▶ _Exercise objective_:
Print the lines from the one that contains "Convert this diagram to TikZ code." to the one that contains "Making Example: Buying", inclusive, exactly as they appear, and please drop any pictures.

▶ _Data supplied_:
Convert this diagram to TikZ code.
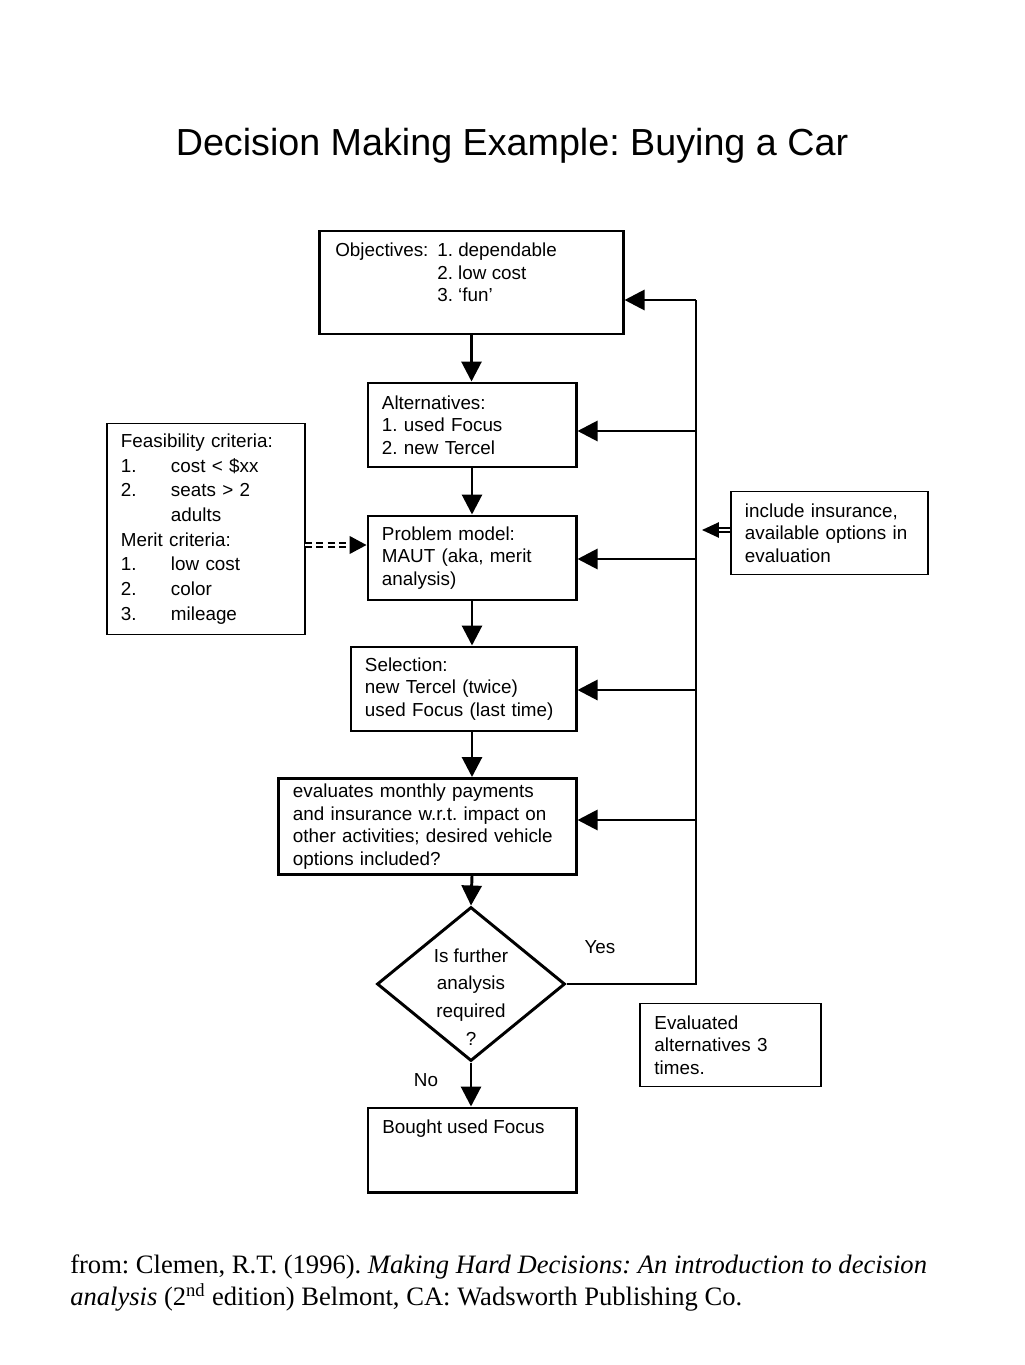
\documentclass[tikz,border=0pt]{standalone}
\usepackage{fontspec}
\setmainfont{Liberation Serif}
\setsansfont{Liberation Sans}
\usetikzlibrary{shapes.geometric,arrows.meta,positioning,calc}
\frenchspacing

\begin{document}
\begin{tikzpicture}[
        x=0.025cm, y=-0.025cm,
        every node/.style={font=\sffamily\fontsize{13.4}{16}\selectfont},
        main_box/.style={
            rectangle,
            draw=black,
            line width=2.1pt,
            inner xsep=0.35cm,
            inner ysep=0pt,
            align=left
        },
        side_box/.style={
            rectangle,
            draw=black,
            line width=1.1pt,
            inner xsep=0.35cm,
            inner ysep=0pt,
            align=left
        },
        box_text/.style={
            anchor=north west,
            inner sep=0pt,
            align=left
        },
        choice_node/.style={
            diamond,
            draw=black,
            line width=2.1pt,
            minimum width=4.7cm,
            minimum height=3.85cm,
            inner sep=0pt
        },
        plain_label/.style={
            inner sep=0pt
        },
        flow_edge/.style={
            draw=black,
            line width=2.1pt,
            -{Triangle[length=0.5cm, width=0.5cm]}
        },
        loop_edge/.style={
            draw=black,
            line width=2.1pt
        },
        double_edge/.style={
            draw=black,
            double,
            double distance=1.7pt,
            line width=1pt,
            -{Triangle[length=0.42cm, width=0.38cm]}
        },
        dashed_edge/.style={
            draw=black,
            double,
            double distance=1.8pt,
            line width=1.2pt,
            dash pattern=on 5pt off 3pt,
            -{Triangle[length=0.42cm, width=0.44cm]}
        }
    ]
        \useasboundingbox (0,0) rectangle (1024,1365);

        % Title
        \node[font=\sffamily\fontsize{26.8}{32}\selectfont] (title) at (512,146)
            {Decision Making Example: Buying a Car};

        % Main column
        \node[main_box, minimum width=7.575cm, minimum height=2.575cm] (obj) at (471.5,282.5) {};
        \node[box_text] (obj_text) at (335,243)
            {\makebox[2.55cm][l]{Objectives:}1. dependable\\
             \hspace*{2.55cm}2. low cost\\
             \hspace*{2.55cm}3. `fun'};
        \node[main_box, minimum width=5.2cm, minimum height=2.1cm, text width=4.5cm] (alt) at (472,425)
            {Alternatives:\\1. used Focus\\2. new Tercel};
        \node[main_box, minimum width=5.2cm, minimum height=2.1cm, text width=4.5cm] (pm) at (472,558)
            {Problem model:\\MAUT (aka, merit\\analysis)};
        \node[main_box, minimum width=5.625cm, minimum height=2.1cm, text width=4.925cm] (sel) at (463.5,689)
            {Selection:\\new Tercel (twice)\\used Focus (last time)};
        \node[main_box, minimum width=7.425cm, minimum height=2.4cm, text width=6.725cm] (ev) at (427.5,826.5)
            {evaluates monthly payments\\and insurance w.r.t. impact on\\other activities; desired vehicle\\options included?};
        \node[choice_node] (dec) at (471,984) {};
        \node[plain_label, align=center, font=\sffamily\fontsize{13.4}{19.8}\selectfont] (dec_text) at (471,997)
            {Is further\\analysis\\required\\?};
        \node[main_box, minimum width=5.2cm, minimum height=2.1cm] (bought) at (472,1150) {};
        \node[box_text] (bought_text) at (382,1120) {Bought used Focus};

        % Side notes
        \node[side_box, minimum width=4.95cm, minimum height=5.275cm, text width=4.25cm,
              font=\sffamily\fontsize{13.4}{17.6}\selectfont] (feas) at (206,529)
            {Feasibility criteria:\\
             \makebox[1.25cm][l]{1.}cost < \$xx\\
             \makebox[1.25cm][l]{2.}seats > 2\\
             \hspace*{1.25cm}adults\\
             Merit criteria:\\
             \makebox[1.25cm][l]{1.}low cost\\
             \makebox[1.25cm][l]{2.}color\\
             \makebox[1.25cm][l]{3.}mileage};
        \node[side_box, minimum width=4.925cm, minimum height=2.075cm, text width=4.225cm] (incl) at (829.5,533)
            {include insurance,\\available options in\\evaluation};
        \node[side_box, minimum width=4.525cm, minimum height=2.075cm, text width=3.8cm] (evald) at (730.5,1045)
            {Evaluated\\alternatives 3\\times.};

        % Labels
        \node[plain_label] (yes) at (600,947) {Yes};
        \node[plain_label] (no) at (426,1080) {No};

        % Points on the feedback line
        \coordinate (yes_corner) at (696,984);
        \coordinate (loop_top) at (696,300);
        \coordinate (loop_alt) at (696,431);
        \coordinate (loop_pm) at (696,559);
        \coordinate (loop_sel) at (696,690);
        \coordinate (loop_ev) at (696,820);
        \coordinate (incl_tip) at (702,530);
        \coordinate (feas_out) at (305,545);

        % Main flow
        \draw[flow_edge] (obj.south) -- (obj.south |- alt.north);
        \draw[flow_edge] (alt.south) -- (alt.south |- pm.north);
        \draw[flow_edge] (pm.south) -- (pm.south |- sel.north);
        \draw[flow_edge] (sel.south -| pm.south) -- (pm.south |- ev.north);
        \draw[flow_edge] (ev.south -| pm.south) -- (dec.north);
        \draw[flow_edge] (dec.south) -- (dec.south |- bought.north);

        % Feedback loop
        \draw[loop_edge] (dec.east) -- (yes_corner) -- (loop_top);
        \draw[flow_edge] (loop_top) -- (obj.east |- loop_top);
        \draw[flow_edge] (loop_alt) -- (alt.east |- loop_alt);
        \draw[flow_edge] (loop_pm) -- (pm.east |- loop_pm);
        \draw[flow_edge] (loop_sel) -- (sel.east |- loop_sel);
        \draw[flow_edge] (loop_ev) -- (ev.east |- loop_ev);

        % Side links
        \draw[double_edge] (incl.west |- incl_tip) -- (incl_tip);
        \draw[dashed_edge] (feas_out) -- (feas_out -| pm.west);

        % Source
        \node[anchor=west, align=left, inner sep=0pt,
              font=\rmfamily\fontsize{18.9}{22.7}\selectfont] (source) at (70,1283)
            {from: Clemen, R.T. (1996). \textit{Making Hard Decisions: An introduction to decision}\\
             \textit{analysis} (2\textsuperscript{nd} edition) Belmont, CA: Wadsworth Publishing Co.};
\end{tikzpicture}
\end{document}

==

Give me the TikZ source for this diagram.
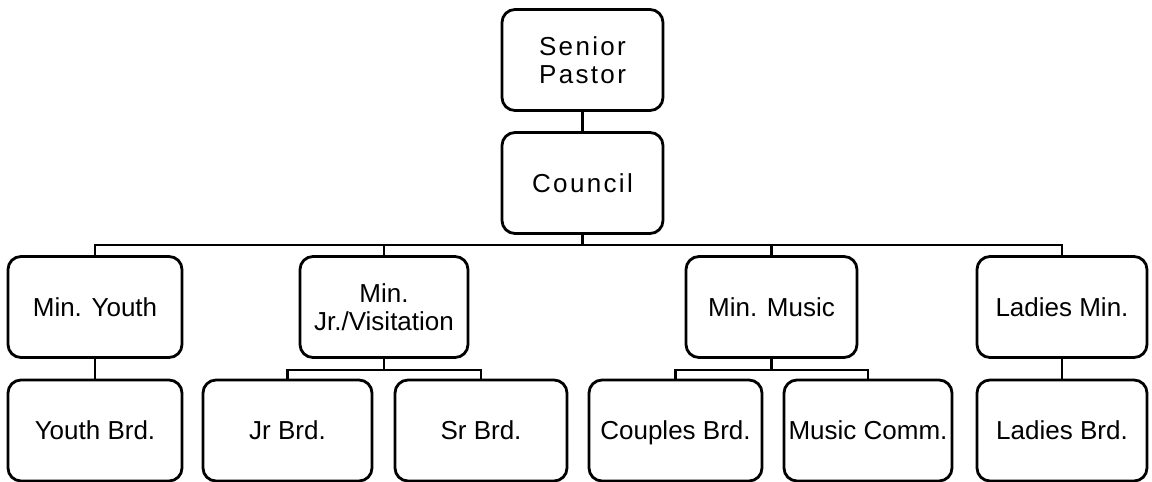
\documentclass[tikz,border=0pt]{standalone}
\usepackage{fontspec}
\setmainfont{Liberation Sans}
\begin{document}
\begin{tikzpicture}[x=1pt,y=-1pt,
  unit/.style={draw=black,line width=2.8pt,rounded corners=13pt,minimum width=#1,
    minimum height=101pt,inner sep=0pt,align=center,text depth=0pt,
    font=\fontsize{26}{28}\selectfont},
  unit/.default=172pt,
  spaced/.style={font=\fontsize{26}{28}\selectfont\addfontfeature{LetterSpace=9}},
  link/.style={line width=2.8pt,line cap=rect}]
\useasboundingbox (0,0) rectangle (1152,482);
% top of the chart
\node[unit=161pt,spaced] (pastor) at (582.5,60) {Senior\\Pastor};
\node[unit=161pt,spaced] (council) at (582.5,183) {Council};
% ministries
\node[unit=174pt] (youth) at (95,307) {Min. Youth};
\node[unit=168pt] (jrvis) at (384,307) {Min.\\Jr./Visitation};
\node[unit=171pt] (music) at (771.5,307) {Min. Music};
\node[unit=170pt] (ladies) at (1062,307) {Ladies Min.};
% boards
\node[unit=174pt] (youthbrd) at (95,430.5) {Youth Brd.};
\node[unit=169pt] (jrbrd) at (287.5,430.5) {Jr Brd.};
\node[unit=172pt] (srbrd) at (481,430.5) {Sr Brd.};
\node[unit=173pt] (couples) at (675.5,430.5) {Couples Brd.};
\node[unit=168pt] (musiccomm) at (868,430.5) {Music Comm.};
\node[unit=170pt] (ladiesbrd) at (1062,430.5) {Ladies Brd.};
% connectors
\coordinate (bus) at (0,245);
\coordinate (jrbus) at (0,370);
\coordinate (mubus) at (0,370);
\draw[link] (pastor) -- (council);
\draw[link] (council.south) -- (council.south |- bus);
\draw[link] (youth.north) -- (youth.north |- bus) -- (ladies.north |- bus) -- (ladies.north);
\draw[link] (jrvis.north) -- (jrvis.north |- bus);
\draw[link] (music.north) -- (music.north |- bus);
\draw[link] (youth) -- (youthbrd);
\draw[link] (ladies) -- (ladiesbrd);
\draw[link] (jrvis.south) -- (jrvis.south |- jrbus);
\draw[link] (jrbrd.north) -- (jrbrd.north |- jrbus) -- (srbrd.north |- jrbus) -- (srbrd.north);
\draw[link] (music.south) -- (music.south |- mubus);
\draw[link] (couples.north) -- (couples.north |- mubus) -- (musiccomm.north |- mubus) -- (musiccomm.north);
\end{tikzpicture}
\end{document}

▶ _Solution to this problem_:
Convert this diagram to TikZ code.
\documentclass[tikz,border=0pt]{standalone}
\usepackage{fontspec}
\setmainfont{Liberation Serif}
\setsansfont{Liberation Sans}
\usetikzlibrary{shapes.geometric,arrows.meta,positioning,calc}
\frenchspacing

\begin{document}
\begin{tikzpicture}[
        x=0.025cm, y=-0.025cm,
        every node/.style={font=\sffamily\fontsize{13.4}{16}\selectfont},
        main_box/.style={
            rectangle,
            draw=black,
            line width=2.1pt,
            inner xsep=0.35cm,
            inner ysep=0pt,
            align=left
        },
        side_box/.style={
            rectangle,
            draw=black,
            line width=1.1pt,
            inner xsep=0.35cm,
            inner ysep=0pt,
            align=left
        },
        box_text/.style={
            anchor=north west,
            inner sep=0pt,
            align=left
        },
        choice_node/.style={
            diamond,
            draw=black,
            line width=2.1pt,
            minimum width=4.7cm,
            minimum height=3.85cm,
            inner sep=0pt
        },
        plain_label/.style={
            inner sep=0pt
        },
        flow_edge/.style={
            draw=black,
            line width=2.1pt,
            -{Triangle[length=0.5cm, width=0.5cm]}
        },
        loop_edge/.style={
            draw=black,
            line width=2.1pt
        },
        double_edge/.style={
            draw=black,
            double,
            double distance=1.7pt,
            line width=1pt,
            -{Triangle[length=0.42cm, width=0.38cm]}
        },
        dashed_edge/.style={
            draw=black,
            double,
            double distance=1.8pt,
            line width=1.2pt,
            dash pattern=on 5pt off 3pt,
            -{Triangle[length=0.42cm, width=0.44cm]}
        }
    ]
        \useasboundingbox (0,0) rectangle (1024,1365);

        % Title
        \node[font=\sffamily\fontsize{26.8}{32}\selectfont] (title) at (512,146)
            {Decision Making Example: Buying a Car};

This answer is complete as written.